15. A system according to claim 14, wherein the importation module further comprises:
a packaging module for generating a package and associating said package to import a plurality of the program assets received at the input port, and for setting a deployed status to the package in the data storage to indicate that the package has updated the associated program assets in the library.
16. A system according to claim 13, wherein the integration module further comprises a comparison module comprising:
a comparison input port for receiving, from the user interface, a selection of two or more digest instances of the data storage and corresponding version identifier, to be compared;
an retriever for retrieving from the data storage, the instances of the digest corresponding to the selection received;
a comparer for comparing the content of the instances of the digest, to generate associated comparison information; and
a comparison output port to send the comparison information for presentation on the user interface.

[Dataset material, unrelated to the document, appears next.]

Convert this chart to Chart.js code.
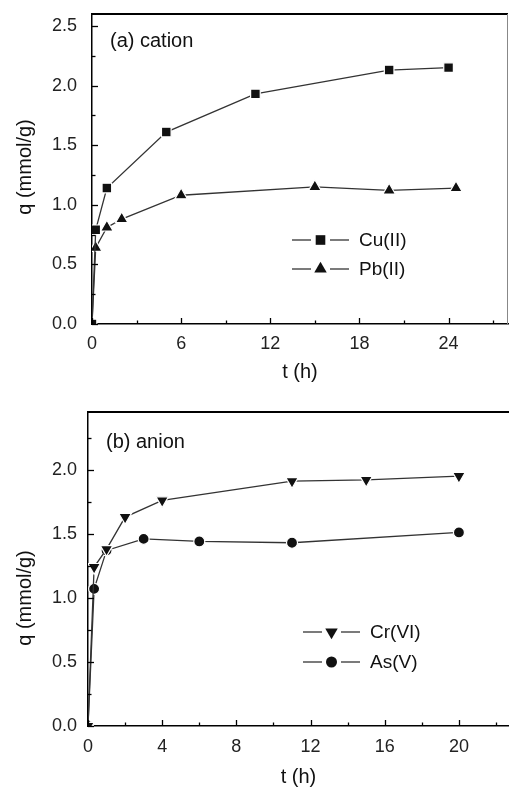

17. A storage medium for managing versions of program assets of a library, each of said program assets having source code which is protected, the storage medium being processor-readable and non-transitory, the storage medium comprising instructions for execution by a processor, via a single utility application, to:
i) receive a selection of one or more program asset to be exported into the utility application for storage;
ii) extract from the library and into a digest, for each of the one or more program asset selected, instructions for building the source code of the corresponding program asset, by means of the integration module;
iii) store, by means of the integration module, each digest as a new instance of the digest in a data storage;
iv) associate in the data storage, by means of the integration module, a new version identifier to each new instance of digest, the new version identifier representing a new version of the corresponding program asset; and
v) associated, in the data storage, a checked-in status to each new instance of digest stored at (iii), by means of the integration module, to indicate that each of said new instance of digest is stored in the utility application.
18. A storage medium according to claim 17, wherein the instructions to associate at (iv) comprise instructions to:
query the data storage to locate a prior instance of the digest; and
if said prior instance of the digest is located, determine a corresponding previous version identifier and set said new version identifier associated to the digest, by incrementing the previous version identifier, or otherwise, set said new version identifier to represent a first instance of the digest.
19. A storage medium according to claim 18, wherein the instructions to increment are executable in accordance with one or more predefined incrementing rule.
20. A storage medium according to claim 17, wherein the data storage stores instances of previously stored digests which are organized in a format of a tree having branches, each branch for a given one of the stored digests representing a subset of versions of the corresponding program asset, the storage medium further comprising instructions to, prior to the associating at (iv):
receive a branch selection to which the new instance of the digest is to be associated with; and
retrieve branch information identifying the selected branch from the data storage; and
wherein the new version identifier of step (iv) is set based on said branch information.
21. A storage medium according to claim 17, wherein the instructions to extract at (ii) comprise instructions to generate each digest in a file.
22. A storage medium according to claim 17, wherein the instructions to extract at (ii) comprise instructions to generate one or more of said digest in a same file.